Exercise description — Starting from the top of the material, restate each line exactly until the line that contains "const ticksAY = [0, 0.2, 0.4, 0.6, 0.8, 1];", which is also copied. Pictures are excluded.
Start of Source excerpt
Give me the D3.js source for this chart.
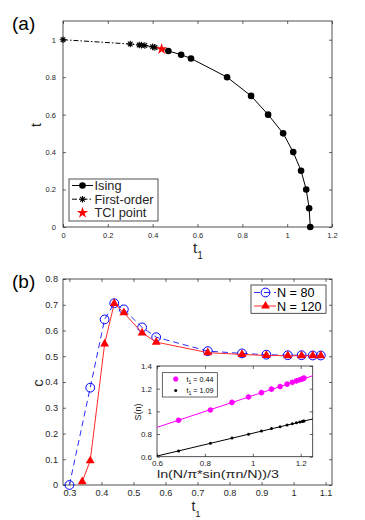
<!DOCTYPE html>
<html><head><meta charset="utf-8">
<script src="https://cdn.jsdelivr.net/npm/d3@7"></script>
<style>body{margin:0;background:#fff}svg{display:block}</style>
</head><body>
<svg id="chart" width="365" height="520"></svg>
<script>
// ---------- Panel (a) data ----------
const firstOrderT1 = [0, 0.30, 0.34, 0.35, 0.365, 0.40, 0.41];
const firstOrderT  = [1.0, 0.977, 0.972, 0.971, 0.969, 0.962, 0.959];
const tciT1 = [0.44];
const tciT  = [0.95];
const isingT1 = [0.47, 0.527, 0.571, 0.732, 0.839, 0.915, 0.982, 1.027, 1.062, 1.085, 1.098, 1.103];
const isingT  = [0.94, 0.92, 0.90, 0.80, 0.70, 0.60, 0.50, 0.40, 0.30, 0.20, 0.10, 0.0];
const legendA = ["Ising", "First-order", "TCI point"];
const ticksAX = [0, 0.2, 0.4, 0.6, 0.8, 1, 1.2];
const ticksAY = [0, 0.2, 0.4, 0.6, 0.8, 1];

// ---------- Panel (b) data ----------
const t1N80  = [0.30, 0.365, 0.41, 0.44, 0.47, 0.527, 0.571, 0.732, 0.839, 0.915, 0.982, 1.025, 1.06, 1.085];
const cN80   = [0.0, 0.378, 0.643, 0.706, 0.682, 0.612, 0.574, 0.520, 0.511, 0.506, 0.504, 0.504, 0.503, 0.503];
const t1N120 = [0.34, 0.365, 0.41, 0.44, 0.47, 0.527, 0.571, 0.732, 0.839, 0.915, 0.982, 1.025, 1.06, 1.085];
const cN120  = [0.013, 0.094, 0.548, 0.705, 0.669, 0.591, 0.555, 0.514, 0.507, 0.503, 0.502, 0.502, 0.502, 0.502];
const legendB = ["N = 80", "N = 120"];
const ticksBX = [0.3, 0.4, 0.5, 0.6, 0.7, 0.8, 0.9, 1, 1.1];
const ticksBY = [0, 0.1, 0.2, 0.3, 0.4, 0.5, 0.6, 0.7, 0.8];

// ---------- Inset data ----------
const insetX   = [0.69, 0.823, 0.913, 0.982, 1.036, 1.078, 1.114, 1.143, 1.165, 1.182, 1.196, 1.206, 1.211, 1.214];
const sT044    = [0.921, 1.012, 1.079, 1.127, 1.165, 1.196, 1.219, 1.240, 1.256, 1.269, 1.279, 1.286, 1.290, 1.294];
const sT109    = [0.651, 0.718, 0.764, 0.799, 0.826, 0.848, 0.865, 0.880, 0.891, 0.900, 0.907, 0.911, 0.914, 0.915];
const fitT044  = [0.439, 0.70];   // intercept, slope
const fitT109  = [0.304, 0.503];
const legendI  = ["0.44", "1.09"];
const ticksIX  = [0.6, 0.8, 1, 1.2];
const ticksIY  = [0.6, 0.8, 1, 1.2, 1.4];

// ---------- drawing ----------
const FONT = "'Liberation Sans', Arial, Helvetica, sans-serif";
const AX = "#262626";
const svg = d3.select("#chart");
const fmt = d => String(+d.toFixed(2));

function frame(x, y, xt, yt, fs, padX, padY, fill) {
  const [x0, x1] = x.range(), [y0, y1] = y.range();
  const g = svg.append("g");
  if (fill) g.append("rect").attr("x", x0).attr("y", y1).attr("width", x1 - x0).attr("height", y0 - y1).attr("fill", "#fff");
  const style = a => { a.attr("font-size", fs).attr("font-family", FONT).attr("color", AX);
    a.select(".domain").remove(); a.selectAll(".tick line").attr("stroke-width", 0.7); };
  g.append("g").attr("transform", `translate(0,${y0})`)
    .call(d3.axisBottom(x).tickValues(xt).tickSize(-3).tickPadding(padX).tickFormat(fmt)).call(style);
  g.append("g").attr("transform", `translate(0,${y1})`)
    .call(d3.axisTop(x).tickValues(xt).tickSize(-3).tickFormat("")).call(style);
  g.append("g").attr("transform", `translate(${x0},0)`)
    .call(d3.axisLeft(y).tickValues(yt).tickSize(-3).tickPadding(padY).tickFormat(fmt)).call(style);
  g.append("g").attr("transform", `translate(${x1},0)`)
    .call(d3.axisRight(y).tickValues(yt).tickSize(-3).tickFormat("")).call(style);
  g.append("rect").attr("x", x0).attr("y", y1).attr("width", x1 - x0).attr("height", y0 - y1)
    .attr("fill", "none").attr("stroke", AX).attr("stroke-width", 0.8);
  return g;
}
function asterisk(r) {
  const a = r * 0.7071;
  return `M${-r},0L${r},0M0,${-r}L0,${r}M${-a},${-a}L${a},${a}M${-a},${a}L${a},${-a}`;
}
function subLabel(g, x, y, main, sub, fs, rotate) {
  const t = g.append("text").attr("font-family", FONT).attr("font-size", fs).attr("fill", AX)
    .attr("text-anchor", "middle");
  if (rotate) t.attr("transform", `translate(${x},${y}) rotate(-90)`); else t.attr("x", x).attr("y", y);
  t.append("tspan").text(main);
  if (sub) t.append("tspan").attr("font-size", fs * 0.68).attr("dy", fs * 0.42).text(sub);
  return t;
}

// ===== Panel (a) =====
const xA = d3.scaleLinear().domain([0, 1.2]).range([63, 332]);
const yA = d3.scaleLinear().domain([0, 1.1]).range([227, 21]);
frame(xA, yA, ticksAX, ticksAY, 7.5, 5.8, 7, false);
const gA = svg.append("g");
const line = (x, y) => d3.line().x(d => x(d[0])).y(d => y(d[1]));
const foPts = firstOrderT1.map((v, i) => [v, firstOrderT[i]]).concat([[tciT1[0], tciT[0]]]);
const isPts = [[tciT1[0], tciT[0]]].concat(isingT1.map((v, i) => [v, isingT[i]]));
gA.append("path").attr("d", line(xA, yA)(foPts)).attr("fill", "none").attr("stroke", "#000")
  .attr("stroke-width", 1).attr("stroke-dasharray", "5,2,1.5,2");
gA.append("path").attr("d", line(xA, yA)(isPts)).attr("fill", "none").attr("stroke", "#000").attr("stroke-width", 1);
gA.selectAll(".fo").data(firstOrderT1).join("path")
  .attr("transform", (d, i) => `translate(${xA(d)},${yA(firstOrderT[i])})`)
  .attr("d", asterisk(3.3)).attr("stroke", "#000").attr("stroke-width", 1.1);
gA.selectAll(".is").data(isingT1).join("circle")
  .attr("cx", d => xA(d)).attr("cy", (d, i) => yA(isingT[i])).attr("r", 3.3).attr("fill", "#000");
const star = d3.symbol().type(d3.symbolStar).size(40);
gA.selectAll(".tci").data(tciT1).join("path")
  .attr("transform", (d, i) => `translate(${xA(d)},${yA(tciT[i])})`).attr("d", star()).attr("fill", "#ff0000");
// legend (a)
const lgA = svg.append("g");
lgA.append("rect").attr("x", 69).attr("y", 179).attr("width", 89).attr("height", 42)
  .attr("fill", "#fff").attr("stroke", AX).attr("stroke-width", 0.8);
const rowsA = [185.5, 199.2, 212.8];
legendA.forEach((txt, i) => {
  const y = rowsA[i];
  if (i === 0) {
    lgA.append("line").attr("x1", 72).attr("x2", 93).attr("y1", y).attr("y2", y).attr("stroke", "#000");
    lgA.append("circle").attr("cx", 82.5).attr("cy", y).attr("r", 3.3).attr("fill", "#000");
  } else if (i === 1) {
    lgA.append("line").attr("x1", 72).attr("x2", 93).attr("y1", y).attr("y2", y).attr("stroke", "#000")
      .attr("stroke-dasharray", "5,2,1.5,2");
    lgA.append("path").attr("transform", `translate(82.5,${y})`).attr("d", asterisk(3.3))
      .attr("stroke", "#000").attr("stroke-width", 1.1);
  } else {
    lgA.append("path").attr("transform", `translate(82.5,${y})`).attr("d", star()).attr("fill", "#ff0000");
  }
  lgA.append("text").attr("x", 94.5).attr("y", y + 4.5).attr("font-family", FONT).attr("font-size", 12.8)
    .attr("fill", AX).text(txt);
});
// labels (a)
svg.append("text").attr("x", 12).attr("y", 30).attr("font-family", FONT).attr("font-size", 19).attr("fill", "#000").text("(a)");
subLabel(svg, 41, 125, "t", null, 14, true);
subLabel(svg, 198, 253, "t", "1", 15, false);

// ===== Panel (b) =====
const xB = d3.scaleLinear().domain([0.28, 1.12]).range([63, 332]);
const yB = d3.scaleLinear().domain([0, 0.8]).range([485, 279]);
frame(xB, yB, ticksBX, ticksBY, 9.2, 4.5, 5, false);
const gB = svg.append("g");
const p80 = t1N80.map((v, i) => [v, cN80[i]]);
const p120 = t1N120.map((v, i) => [v, cN120[i]]);
gB.append("path").attr("d", line(xB, yB)(p80)).attr("fill", "none").attr("stroke", "#2b2bff")
  .attr("stroke-width", 1).attr("stroke-dasharray", "6,4");
gB.selectAll(".c80").data(p80).join("circle").attr("cx", d => xB(d[0])).attr("cy", d => yB(d[1]))
  .attr("r", 4.4).attr("fill", "none").attr("stroke", "#0000ff").attr("stroke-width", 1);
gB.append("path").attr("d", line(xB, yB)(p120)).attr("fill", "none").attr("stroke", "#ff2a2a").attr("stroke-width", 1);
const tri = d3.symbol().type(d3.symbolTriangle).size(34);
gB.selectAll(".c120").data(p120).join("path").attr("transform", d => `translate(${xB(d[0])},${yB(d[1])})`)
  .attr("d", tri()).attr("fill", "#ff0000");
// legend (b)
const lgB = svg.append("g");
lgB.append("rect").attr("x", 251).attr("y", 285).attr("width", 75).attr("height", 28.3)
  .attr("fill", "#fff").attr("stroke", AX).attr("stroke-width", 0.8);
const rowsB = [292.5, 306];
legendB.forEach((txt, i) => {
  const y = rowsB[i];
  if (i === 0) {
    lgB.append("line").attr("x1", 254).attr("x2", 276).attr("y1", y).attr("y2", y).attr("stroke", "#2b2bff").attr("stroke-dasharray", "6,4");
    lgB.append("circle").attr("cx", 265.5).attr("cy", y).attr("r", 4.4).attr("fill", "none").attr("stroke", "#0000ff");
  } else {
    lgB.append("line").attr("x1", 254).attr("x2", 276).attr("y1", y).attr("y2", y).attr("stroke", "#ff2a2a");
    lgB.append("path").attr("transform", `translate(265.5,${y})`).attr("d", tri()).attr("fill", "#ff0000");
  }
  lgB.append("text").attr("x", 277).attr("y", y + 4.5).attr("font-family", FONT).attr("font-size", 12.6)
    .attr("fill", "#000").text(txt);
});
svg.append("text").attr("x", 12).attr("y", 288).attr("font-family", FONT).attr("font-size", 19).attr("fill", "#000").text("(b)");
subLabel(svg, 43, 383, "c", null, 15, true);
subLabel(svg, 196, 511, "t", "1", 14, false);

// ===== Inset =====
const xI = d3.scaleLinear().domain([0.6, 1.25]).range([157, 312.7]);
const yI = d3.scaleLinear().domain([0.6, 1.4]).range([456.7, 366]);
frame(xI, yI, ticksIX, ticksIY, 8, 4, 5, true);
const gI = svg.append("g");
const fitLine = (f) => [xI.domain()[0], xI.domain()[1]].map(x => [x, f[0] + f[1] * x]);
gI.append("path").attr("d", line(xI, yI)(fitLine(fitT044))).attr("stroke", "#ff00ff").attr("stroke-width", 1).attr("fill", "none");
gI.append("path").attr("d", line(xI, yI)(fitLine(fitT109))).attr("stroke", "#000").attr("stroke-width", 1).attr("fill", "none");
gI.selectAll(".m").data(insetX).join("path").attr("transform", (d, i) => `translate(${xI(d)},${yI(sT044[i])})`)
  .attr("d", asterisk(2.8)).attr("stroke", "#ff00ff").attr("stroke-width", 1.6);
gI.selectAll(".k").data(insetX).join("circle").attr("cx", d => xI(d)).attr("cy", (d, i) => yI(sT109[i]))
  .attr("r", 1.5).attr("fill", "#000");
// inset legend
const lgI = svg.append("g");
lgI.append("rect").attr("x", 162.3).attr("y", 372.7).attr("width", 55).attr("height", 24.3)
  .attr("fill", "#fff").attr("stroke", AX).attr("stroke-width", 0.7);
const rowsI = [379, 390.5];
legendI.forEach((v, i) => {
  const y = rowsI[i];
  if (i === 0) lgI.append("path").attr("transform", `translate(175.7,${y})`).attr("d", asterisk(2.6)).attr("stroke", "#ff00ff").attr("stroke-width", 1.6);
  else lgI.append("circle").attr("cx", 175.7).attr("cy", y).attr("r", 1.5).attr("fill", "#000");
  const t = lgI.append("text").attr("x", 186.5).attr("y", y + 2.6).attr("font-family", FONT).attr("font-size", 7.2).attr("fill", "#000");
  t.append("tspan").text("t");
  t.append("tspan").attr("font-size", 5).attr("dy", 2).text("1");
  t.append("tspan").attr("dy", -2).text(" = " + v);
});
subLabel(svg, 141, 412, "S(n)", null, 9, true);
svg.append("text").attr("x", 157).attr("y", 478).attr("font-family", FONT)
  .attr("font-size", 11).attr("textLength", 122).attr("lengthAdjust", "spacingAndGlyphs")
  .attr("fill", AX).text("ln(N/\u03c0*sin(\u03c0n/N))/3");
</script>
</body></html>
End of Source excerpt
Task solution —
Give me the D3.js source for this chart.
<!DOCTYPE html>
<html><head><meta charset="utf-8">
<script src="https://cdn.jsdelivr.net/npm/d3@7"></script>
<style>body{margin:0;background:#fff}svg{display:block}</style>
</head><body>
<svg id="chart" width="365" height="520"></svg>
<script>
// ---------- Panel (a) data ----------
const firstOrderT1 = [0, 0.30, 0.34, 0.35, 0.365, 0.40, 0.41];
const firstOrderT  = [1.0, 0.977, 0.972, 0.971, 0.969, 0.962, 0.959];
const tciT1 = [0.44];
const tciT  = [0.95];
const isingT1 = [0.47, 0.527, 0.571, 0.732, 0.839, 0.915, 0.982, 1.027, 1.062, 1.085, 1.098, 1.103];
const isingT  = [0.94, 0.92, 0.90, 0.80, 0.70, 0.60, 0.50, 0.40, 0.30, 0.20, 0.10, 0.0];
const legendA = ["Ising", "First-order", "TCI point"];
const ticksAX = [0, 0.2, 0.4, 0.6, 0.8, 1, 1.2];
const ticksAY = [0, 0.2, 0.4, 0.6, 0.8, 1];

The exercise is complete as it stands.